A second offense could mean loss of license for the business.

City officials say synthetic drug use is leading to overdoses citywide as well as violent criminal behavior.

Mayor Bowser signed the legislation as elected officials, city workers and members of some of the communities hardest hit by drug use looked on.

"On the street, these drugs are often referred to as synthetic marijuana," said Bowser. "But let me be clear, I don't want anybody to be fooled. These chemicals are nothing like marijuana and they can lead to terrible consequences including seizures, suicidal behavior, violence, criminal behavior and even death."

Just a few weeks ago, FOX 5 watched as paramedics worked on as many as a dozen people who had overdosed on Bizarro, which officials say they had likely been smoking.

And on Thursday night, a FOX 5 informer walked into a Northeast D.C. convenience store and was able to purchase two packs of the synthetic drug for just under $9 each.

Ed Smith, president of the firefighter's union, attended the signing. He said overdoses are taxing the system.

"This has just pushed over the edge," he said. "We are already strained to the max and then you sprinkle this synthetic drug on the street and it's just out of control. I would call it a crisis."

On Friday morning, Smith said an engine company east of the river ran seven overdose calls before 11 a.m.

But as it stands now, if police arrest someone for possession of the stuff, the U.S. Attorney's Office is dropping the cases.

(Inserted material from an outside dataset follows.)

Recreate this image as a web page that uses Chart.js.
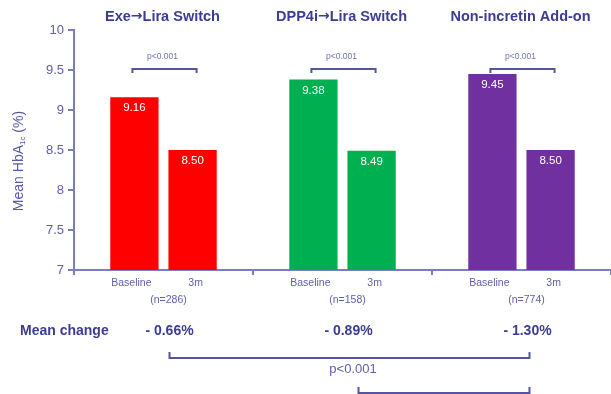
<!DOCTYPE html>
<html>
<head>
<meta charset="utf-8">
<script src="https://cdn.jsdelivr.net/npm/chart.js@4/dist/chart.umd.min.js"></script>
<style>
  html, body { margin: 0; padding: 0; background: #ffffff; }
  canvas { display: block; }
</style>
</head>
<body>
<canvas id="c" width="611" height="394"></canvas>
<script>
// Treatment groups and mean HbA1c (%) at baseline and at 3 months
const groups = ['Exe\u2192Lira Switch', 'DPP4i\u2192Lira Switch', 'Non-incretin Add-on'];
const baseline = [9.16, 9.38, 9.45];
const month3 = [8.50, 8.49, 8.50];
const timeLabels = ['Baseline', '3m'];
const sampleSizes = ['(n=286)', '(n=158)', '(n=774)'];
const meanChange = ['- 0.66%', '- 0.89%', '- 1.30%'];
const pairP = ['p<0.001', 'p<0.001', 'p<0.001'];
const acrossP = 'p<0.001';
const barColors = ['#ff0000', '#00b050', '#7030a0'];

const FONT = '"Liberation Sans", Arial, sans-serif';
const AXIS = '#7c7cc2';
const TICK = '#5e5eaa';
const DARK = '#3c3c94';
const BRACKET = '#55559f';

// draw a title centred at cx, with the arrow taken from a font that has a heavy glyph
function drawTitle(ctx, text, cx, cy) {
  const textFont = 'bold 14.5px ' + FONT;
  const arrowFont = 'bold 14px "DejaVu Sans", sans-serif';
  const pieces = [];
  text.split('\u2192').forEach((s, i, arr) => {
    pieces.push([s, textFont]);
    if (i < arr.length - 1) pieces.push(['\u2192', arrowFont]);
  });
  let total = 0;
  pieces.forEach(p => { ctx.font = p[1]; total += ctx.measureText(p[0]).width; });
  let px = cx - total / 2;
  ctx.textAlign = 'left';
  pieces.forEach(p => {
    ctx.font = p[1];
    ctx.fillText(p[0], px, cy);
    px += ctx.measureText(p[0]).width;
  });
  ctx.textAlign = 'center';
}

const overlay = {
  id: 'overlay',
  afterDraw(chart) {
    const ctx = chart.ctx;
    const x = chart.scales.x, y = chart.scales.y;
    const m0 = chart.getDatasetMeta(0), m1 = chart.getDatasetMeta(1);
    ctx.save();

    // group titles
    ctx.fillStyle = DARK;
    ctx.textAlign = 'center';
    ctx.textBaseline = 'middle';
    groups.forEach((g, i) => drawTitle(ctx, g, x.getPixelForValue(i) - 1, 16.5));

    // values inside bars
    ctx.fillStyle = '#ffffff';
    ctx.font = '11.5px ' + FONT;
    [m0, m1].forEach((meta, d) => {
      const vals = d === 0 ? baseline : month3;
      meta.data.forEach((bar, i) => {
        ctx.fillText(vals[i].toFixed(2), bar.x, bar.y + 11);
      });
    });

    // baseline vs 3m brackets
    ctx.strokeStyle = BRACKET;
    ctx.lineWidth = 2;
    const by = y.getPixelForValue(9.5) - 1;
    m0.data.forEach((bar, i) => {
      const x0 = bar.x - 2, x1 = m1.data[i].x + 4;
      ctx.beginPath();
      ctx.moveTo(x0, by + 4); ctx.lineTo(x0, by); ctx.lineTo(x1, by); ctx.lineTo(x1, by + 4);
      ctx.stroke();
      ctx.fillStyle = '#7272b4';
      ctx.font = '8.5px ' + FONT;
      ctx.fillText(pairP[i], (x0 + x1) / 2 - 2, by - 12);
    });

    // per-bar time labels
    ctx.fillStyle = TICK;
    ctx.font = '10.5px ' + FONT;
    [m0, m1].forEach((meta, d) => {
      meta.data.forEach(bar => ctx.fillText(timeLabels[d], bar.x + (d === 0 ? -3 : 3), 283));
    });

    // sample sizes
    sampleSizes.forEach((s, i) => ctx.fillText(s, x.getPixelForValue(i) + 5, 300.5));

    // mean change row
    ctx.fillStyle = DARK;
    ctx.font = 'bold 14px ' + FONT;
    ctx.textAlign = 'left';
    ctx.fillText('Mean change', 20, 331);
    ctx.textAlign = 'center';
    meanChange.forEach((t, i) => ctx.fillText(t, x.getPixelForValue(i) + 6, 331));

    // between-group brackets
    const gx = i => x.getPixelForValue(i) + 6;
    ctx.strokeStyle = BRACKET;
    ctx.beginPath();
    ctx.moveTo(gx(0), 352); ctx.lineTo(gx(0), 358); ctx.lineTo(gx(2) + 2, 358); ctx.lineTo(gx(2) + 2, 352);
    ctx.stroke();
    ctx.fillStyle = TICK;
    ctx.font = '13px ' + FONT;
    ctx.fillText(acrossP, 353, 369);
    ctx.beginPath();
    ctx.moveTo(gx(1) + 10, 387); ctx.lineTo(gx(1) + 10, 393); ctx.lineTo(gx(2) + 2, 393); ctx.lineTo(gx(2) + 2, 387);
    ctx.stroke();

    // y-axis title with subscript
    ctx.translate(19, 161);
    ctx.rotate(-Math.PI / 2);
    ctx.fillStyle = '#5858a8';
    ctx.textAlign = 'left';
    const big = '14px ' + FONT, small = '8px ' + FONT;
    const parts = [['Mean HbA', big, 0], ['1c', small, 4], [' (%)', big, 0]];
    let total = 0;
    parts.forEach(p => { ctx.font = p[1]; total += ctx.measureText(p[0]).width; });
    let cx = -total / 2;
    parts.forEach(p => {
      ctx.font = p[1];
      ctx.fillText(p[0], cx, p[2]);
      cx += ctx.measureText(p[0]).width;
    });

    ctx.restore();
  }
};

new Chart(document.getElementById('c'), {
  type: 'bar',
  data: {
    labels: groups,
    datasets: [
      { label: timeLabels[0], data: baseline, backgroundColor: barColors, categoryPercentage: 0.65, barPercentage: 0.83 },
      { label: timeLabels[1], data: month3, backgroundColor: barColors, categoryPercentage: 0.65, barPercentage: 0.83 }
    ]
  },
  options: {
    responsive: false,
    animation: false,
    layout: { padding: { left: 0, right: 0, top: 30, bottom: 114 } },
    plugins: { legend: { display: false }, tooltip: { enabled: false } },
    scales: {
      x: {
        grid: { offset: true, drawOnChartArea: false, tickLength: 5, color: AXIS, lineWidth: 2 },
        border: { color: AXIS, width: 2 },
        ticks: { display: false },
        afterFit: s => { s.height = 10; }
      },
      y: {
        min: 7, max: 10,
        ticks: { stepSize: 0.5, color: TICK, font: { family: FONT, size: 13 }, padding: 4, callback: v => String(v) },
        grid: { drawOnChartArea: false, tickLength: 6, color: AXIS, lineWidth: 2 },
        border: { color: AXIS, width: 2 },
        afterFit: s => { s.width = 74; }
      }
    }
  },
  plugins: [overlay]
});
</script>
</body>
</html>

"It's a testing issue," said Assistant Police Chief Peter Newsham. "DEA does our testing. If we can establish through testing that synthetic cannabinoids exist in what we seize, then we can go back and charge the individuals."

As it stands now, officials have no solid numbers on how prevalent the problem is because people locked up in the District are not tested for synthetic drugs.

A spokesman for pretrial services said it is very expensive and compounds in the material are ever-changing.